In 1913, a guide entitled Wood Using Industries of Minnesota was published, and it named seven manufacturers as major users of wood. The North St. Paul Casket Company was among them, along with their nearest competitor, the Northwestern Casket Company of Minneapolis. The guide noted that large factories in certain cities were supplying surrounding states. Around 1918, the North St. Paul factory had become insufficient for the volume of business the firm was doing, which included the states of Minnesota, Wisconsin, Iowa, North Dakota, South Dakota, and Montana. The company looked at several possible sites for the new factory, settling on 1222 University Avenue in St. Paul. The new location was easily accessible by rail, streetcar, bus, and road, and the company felt this was key to the company's growth and success. Rail access was furnished by the Milwaukee Road and the Minnesota Transfer Railway. Some of the company's neighbors included the Montgomery Ward store and warehouse, a Minnesota Highway Department warehouse, and the printing plant and warehouse of Brown and Bigelow.

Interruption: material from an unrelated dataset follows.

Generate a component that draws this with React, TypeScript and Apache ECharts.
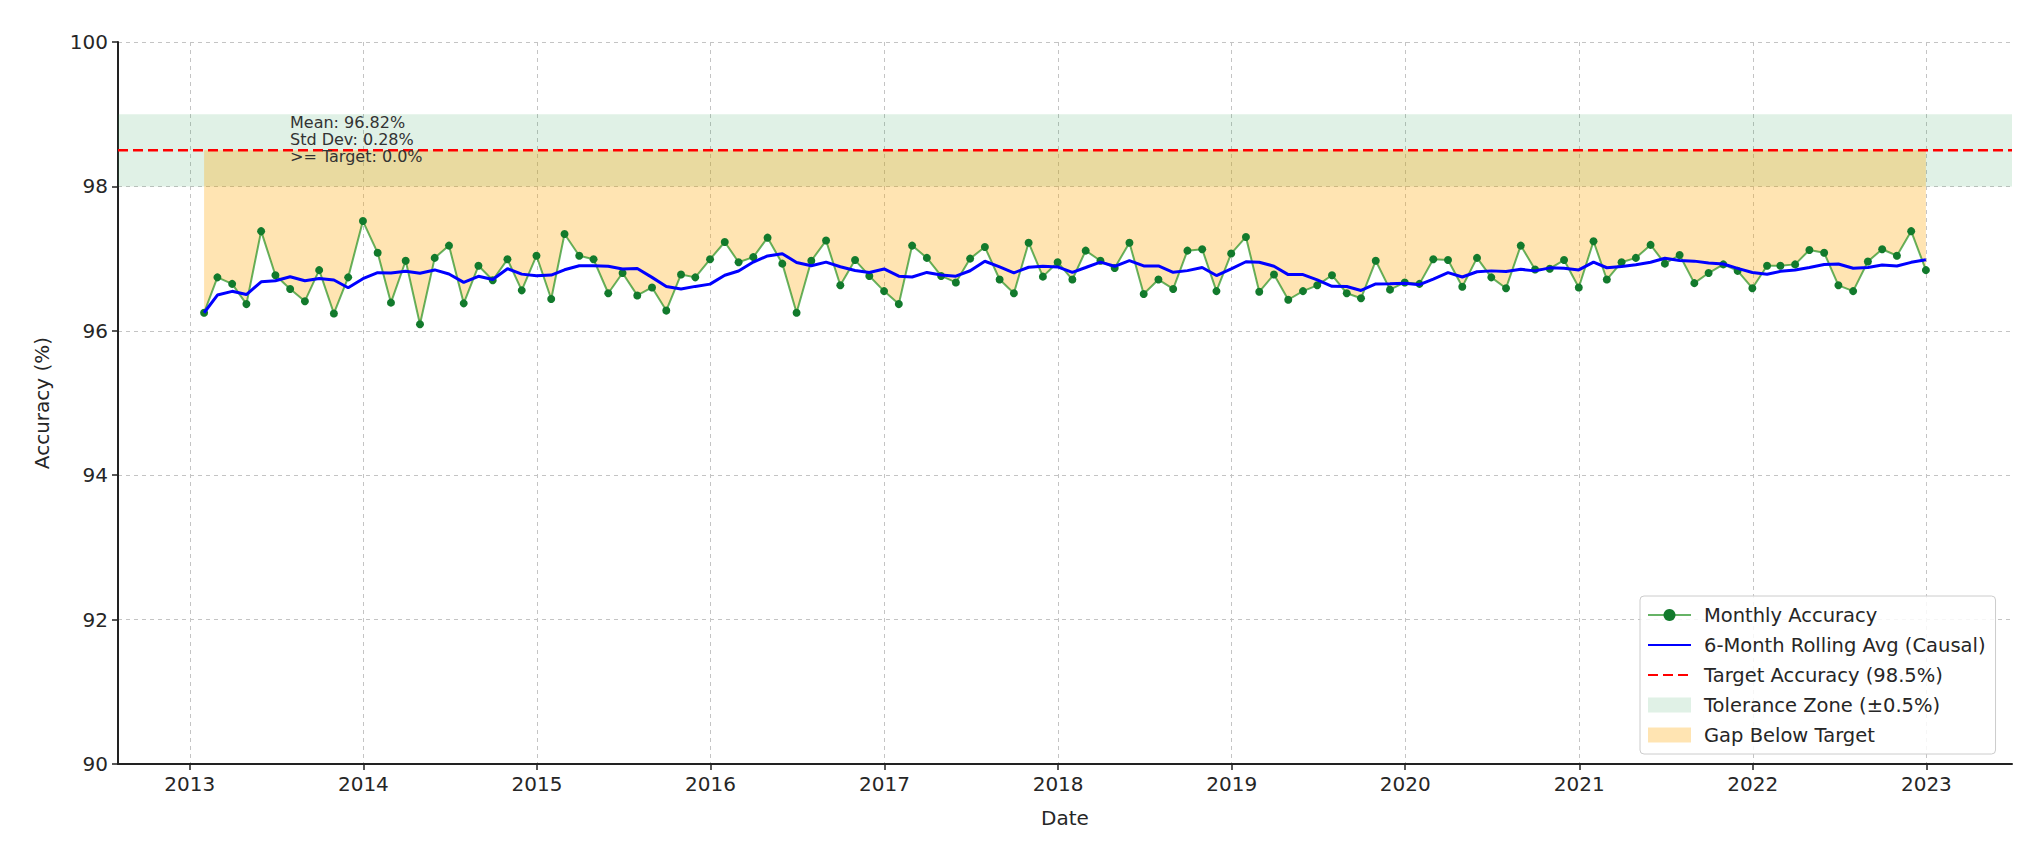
import { useEffect, useRef } from 'react';
import * as echarts from 'echarts';

// ---- Data ----
const START_YEAR = 2013; // first point: end of January 2013, monthly (month-end) dates
const YEAR_TICKS = [2013, 2014, 2015, 2016, 2017, 2018, 2019, 2020, 2021, 2022, 2023];

const acc2013 = [96.25, 96.74, 96.65, 96.37, 97.38, 96.77, 96.58, 96.41, 96.84, 96.24, 96.74, 97.52];
const acc2014 = [97.08, 96.39, 96.97, 96.09, 97.01, 97.18, 96.38, 96.90, 96.70, 96.99, 96.56, 97.04];
const acc2015 = [96.44, 97.34, 97.04, 96.99, 96.52, 96.80, 96.49, 96.60, 96.28, 96.78, 96.74, 96.99];
const acc2016 = [97.23, 96.95, 97.02, 97.29, 96.93, 96.25, 96.97, 97.25, 96.63, 96.98, 96.76, 96.55];
const acc2017 = [96.37, 97.18, 97.01, 96.76, 96.67, 97.00, 97.16, 96.71, 96.52, 97.22, 96.75, 96.95];
const acc2018 = [96.71, 97.11, 96.97, 96.87, 97.22, 96.51, 96.71, 96.58, 97.11, 97.13, 96.55, 97.07];
const acc2019 = [97.30, 96.54, 96.78, 96.43, 96.55, 96.63, 96.77, 96.52, 96.45, 96.97, 96.57, 96.67];
const acc2020 = [96.65, 96.99, 96.98, 96.61, 97.01, 96.74, 96.59, 97.18, 96.85, 96.86, 96.98, 96.60];
const acc2021 = [97.24, 96.71, 96.95, 97.01, 97.19, 96.93, 97.05, 96.66, 96.80, 96.92, 96.83, 96.59];
const acc2022 = [96.90, 96.90, 96.92, 97.12, 97.08, 96.63, 96.55, 96.96, 97.13, 97.04, 97.38, 96.84];

const MONTHLY_ACCURACY = [
  ...acc2013, ...acc2014, ...acc2015, ...acc2016, ...acc2017,
  ...acc2018, ...acc2019, ...acc2020, ...acc2021, ...acc2022,
];

const TARGET = 98.5;
const TOLERANCE_LOW = 98.0;
const TOLERANCE_HIGH = 99.0;
const ROLL_WINDOW = 6; // causal rolling mean of the monthly values (min periods 1)

const Y_MIN = 90;
const Y_MAX = 100;
const Y_INTERVAL = 2;

const ANNOTATION_LINES = ['Mean: 96.82%', 'Std Dev: 0.28%', '>= Target: 0.0%'];

const LEGEND_NAMES = {
  monthly: 'Monthly Accuracy',
  rolling: '6-Month Rolling Avg (Causal)',
  target: 'Target Accuracy (98.5%)',
  tolerance: 'Tolerance Zone (\u00b10.5%)',
  gap: 'Gap Below Target',
};

// ---- Styles ----
const FONT = 'DejaVu Sans';
const TEXT_COLOR = '#262626';
const TOL_COLOR = 'rgba(46,160,90,0.15)';
const GAP_COLOR = 'rgba(255,165,0,0.3)';

function monthEnd(i: number): number {
  return Date.UTC(START_YEAR, i + 1, 0);
}

export default function App() {
  const ref = useRef<HTMLDivElement>(null);

  useEffect(() => {
    if (!ref.current) return;
    const chart = echarts.init(ref.current, undefined, { renderer: 'svg' });

    const dates = MONTHLY_ACCURACY.map((_, i) => monthEnd(i));
    const accPoints = MONTHLY_ACCURACY.map((v, i) => [dates[i], v]);
    const rollPoints = MONTHLY_ACCURACY.map((_, i) => {
      const s = Math.max(0, i - ROLL_WINDOW + 1);
      const win = MONTHLY_ACCURACY.slice(s, i + 1);
      return [dates[i], win.reduce((a, b) => a + b, 0) / win.length];
    });

    const first = dates[0];
    const last = dates[dates.length - 1];
    const span = last - first;
    const xMin = first - 0.05 * span;
    const xMax = last + 0.05 * span;
    const yearStamps = YEAR_TICKS.map((y) => Date.UTC(y, 0, 1));

    const annotationTops = [114, 131, 148];

    chart.setOption({
      animation: false,
      textStyle: { fontFamily: FONT },
      grid: { left: 118, right: 30, top: 42, bottom: 82, outerBoundsMode: 'none' },
      xAxis: {
        type: 'value',
        min: xMin,
        max: xMax,
        name: 'Date',
        nameLocation: 'middle',
        nameGap: 44,
        nameTextStyle: { fontSize: 20, color: TEXT_COLOR, fontFamily: FONT },
        axisLine: { show: true, lineStyle: { color: '#222', width: 2 } },
        axisTick: { show: true, length: 6, lineStyle: { color: '#222', width: 1.5 }, customValues: yearStamps },
        axisLabel: {
          customValues: yearStamps,
          formatter: (v: number) => String(new Date(v).getUTCFullYear()),
          fontSize: 20,
          color: TEXT_COLOR,
          fontFamily: FONT,
          margin: 10,
          hideOverlap: false,
        },
        splitLine: { show: true, lineStyle: { type: [4, 4], color: '#c4c4c4', width: 1 } },
      },
      yAxis: {
        type: 'value',
        min: Y_MIN,
        max: Y_MAX,
        interval: Y_INTERVAL,
        name: 'Accuracy (%)',
        nameLocation: 'middle',
        nameGap: 66,
        nameRotate: 90,
        nameTextStyle: { fontSize: 20, color: TEXT_COLOR, fontFamily: FONT },
        axisLine: { show: true, lineStyle: { color: '#222', width: 2 } },
        axisTick: { show: true, length: 6, lineStyle: { color: '#222', width: 1.5 } },
        axisLabel: { fontSize: 20, color: TEXT_COLOR, fontFamily: FONT, margin: 10 },
        splitLine: { show: true, lineStyle: { type: [4, 4], color: '#c4c4c4', width: 1 } },
      },
      legend: {
        orient: 'vertical',
        left: 1640,
        top: 596,
        padding: [9, 10, 9, 7],
        itemWidth: 43,
        itemHeight: 15,
        itemGap: 10,
        backgroundColor: 'rgba(255,255,255,0.85)',
        borderColor: '#cccccc',
        borderWidth: 1,
        borderRadius: 4,
        textStyle: { fontSize: 19.5, color: TEXT_COLOR, fontFamily: FONT, padding: [0, 0, 0, 8] },
        data: [
          { name: LEGEND_NAMES.monthly },
          { name: LEGEND_NAMES.rolling, itemStyle: { opacity: 0 } },
          { name: LEGEND_NAMES.target, itemStyle: { opacity: 0 } },
          { name: LEGEND_NAMES.tolerance, icon: 'rect', itemStyle: { color: TOL_COLOR } },
          { name: LEGEND_NAMES.gap, icon: 'rect', itemStyle: { color: GAP_COLOR } },
        ],
      },
      graphic: ANNOTATION_LINES.map((t, k) => ({
        type: 'text',
        left: 290,
        top: annotationTops[k],
        z: 100,
        style: { text: t, fontSize: 16, fill: '#333', fontFamily: FONT },
      })),
      series: [
        {
          type: 'line',
          name: LEGEND_NAMES.tolerance,
          data: [[xMin, TOLERANCE_LOW]],
          symbol: 'none',
          showSymbol: false,
          lineStyle: { opacity: 0 },
          itemStyle: { color: TOL_COLOR },
          silent: true,
          z: 1,
          markArea: {
            silent: true,
            itemStyle: { color: TOL_COLOR },
            data: [[{ yAxis: TOLERANCE_LOW }, { yAxis: TOLERANCE_HIGH }]],
          },
        },
        {
          type: 'custom',
          name: LEGEND_NAMES.gap,
          data: accPoints,
          silent: true,
          z: 2,
          itemStyle: { color: GAP_COLOR },
          renderItem: (params: any, api: any) => {
            if (params.dataIndex !== 0) return null;
            const top = accPoints.map((p) => api.coord([p[0], TARGET]));
            const bottom = accPoints.map((p) => api.coord([p[0], p[1]])).reverse();
            return {
              type: 'polygon',
              shape: { points: [...top, ...bottom] },
              style: { fill: GAP_COLOR },
            };
          },
        },
        {
          type: 'line',
          name: LEGEND_NAMES.target,
          data: [[xMin, TARGET], [xMax, TARGET]],
          symbol: 'none',
          showSymbol: false,
          lineStyle: { color: '#ff0000', width: 2.5, type: [10, 5] },
          itemStyle: { color: '#ff0000' },
          z: 3,
        },
        {
          type: 'line',
          name: LEGEND_NAMES.monthly,
          data: accPoints,
          symbol: 'circle',
          symbolSize: 8,
          showSymbol: true,
          showAllSymbol: true,
          lineStyle: { color: 'rgba(0,128,0,0.6)', width: 2 },
          itemStyle: { color: '#127a2c' },
          z: 4,
        },
        {
          type: 'line',
          name: LEGEND_NAMES.rolling,
          data: rollPoints,
          symbol: 'none',
          showSymbol: false,
          lineStyle: { color: '#0000ff', width: 3 },
          itemStyle: { color: '#0000ff' },
          z: 5,
        },
      ],
    });

    return () => chart.dispose();
  }, []);

  return (
    <div
      ref={ref}
      style={{ position: 'fixed', left: 0, top: 0, width: 2042, height: 846, background: '#fff' }}
    />
  );
}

Plans for the new factory were announced in August 1922, with four stories of brick, tile, and concrete, measuring 95 ft by 150 ft. Construction began in September 1922, and the building was opened for business in June of 1923. The North St. Paul Casket Company changed its name to the St. Paul Casket Company and advertised that it sold "wholesale funeral supplies." The building contained at least twice the floor space of its old North St. Paul factory. The plan was similar to other vertical urban factory designs that were built at the time, where production flowed from the top floors to the bottom, the construction was fireproof, and there were large steel-sash windows and skylights. Fire protection was developed with an automatic sprinkler system fed by a rooftop water tank, concealed in a dramatic tower.

The St. Paul Casket Company operated out of this building until 1951. Later tenants included the Snyder Drug Store corporation, who used it as their general office and warehouse from 1952 through 1962; Dimensional Display and Design in the 1970s; and Landfill Music and Books at the time of the National Register nomination. It was then acquired by JB Vang, which used federal and state historic tax credits, low income housing tax credits, and tax exempt bonds to convert the building into affordable housing. Fifty-five units were planned, and not much major restoration was required due to the solid reinforced concrete construction. The large factory windows allowed plenty of light in apartments, and the building has proximity to the Lexington station of the Metro Green Line (Minnesota) and Allianz Field. Fifteen units are considered affordable for people earning 30% of the area's median income, with rents from $665 to $785 per month. Forty units are affordable for people earning 60% of the area median income, with rents from $1365 to $1624 per month.